Will marriage “solidify” our commitment? Hell no; it’s already solid. Will marriage “bring us closer together”? Hell no; we’re as close as two people can be without smothering each other. Then why are we doing it? Because we want to.
But now I’m worried, because he’s 39 and has never been married. I had no idea that I was marrying someone with “problems.” Why have I not seen this in the 3 years that I’ve been living with him? Thanks a LOT Susananne!! **
[/QUOTE]
Sure I think establishing a relationship or connection is the natural state of mankind. Didn’t you ever watch Father Knows Best, Ozzie and Harriet and Leave it to Beaver.
I think all that shit about being complete/whole as a person before entering a relationship is a crock. I never knew anybody who didn’t have problems/issues/whatever either before or after marriage and before and after 30 - and it ain’t just the people I know - that is the natural state of mankind. Dealing with those things is what separates the men from the boys (so to speak).
Also, what has religion got to do with marriage (unless you specifically want it to)
Also, my s/o can do that cherry stem thing but it don’t solve all the problems.
Me, I’d go out with Ms. S., if she picked up the tab the first outing. Oh and we’d need to take separate cars so I could leave if things got ugly.

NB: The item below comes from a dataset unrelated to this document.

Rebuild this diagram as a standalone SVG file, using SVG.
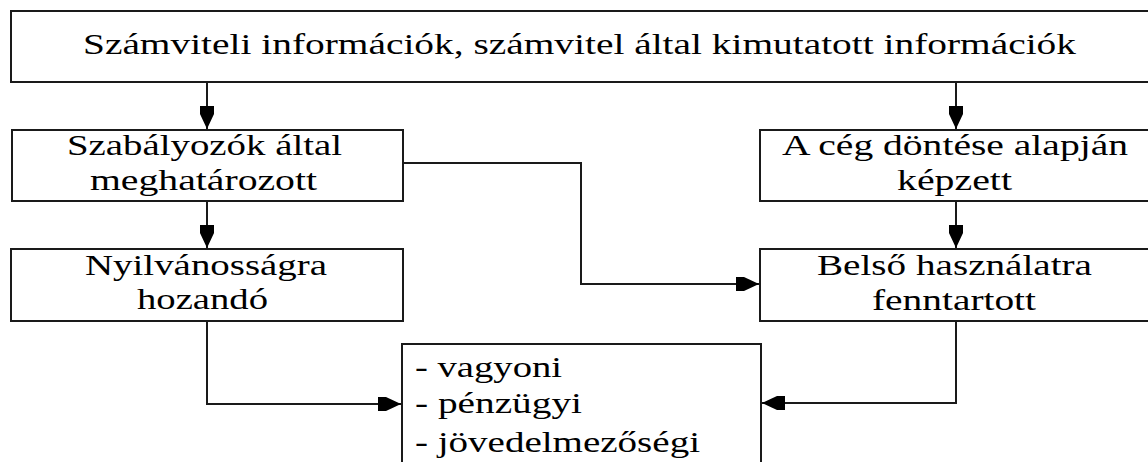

In a word, yes… Austin, TX.
pah!
Not only am I not married at the age of 31, I didn’t have a romantic relationship until I was…Gasp 28! and I didn’t have erm…‘carnal relations’ until I was gasp 29!
Oooooooo, I must be really abnormal. Some random idiot on the internet will think I have ‘problems’. I’ll be weeping copiously into my pillow tonight!
Yum…damp pillow!
As Susanann might say, better a damp pillow than damp panties, or something.
Well, I would go out with her once, but she would have to pay, and I wouldn’t act like I was with her when we were in public or anything.
Oh, and she’d have to buy me a six-pack. Bud is fine.
I take it the “yes” means both. I probably should’ve been more specific with my question. Are the people you’re speaking of (every last one of them married before 30) mostly professionals or mostly laborers?
Disclaimer: I am NOT stereotyping, nor am I aiming to offend any blue collared workers. I’m simply trying to get a more vivid picture and better sense in general terms of the people zwaldd is referring to.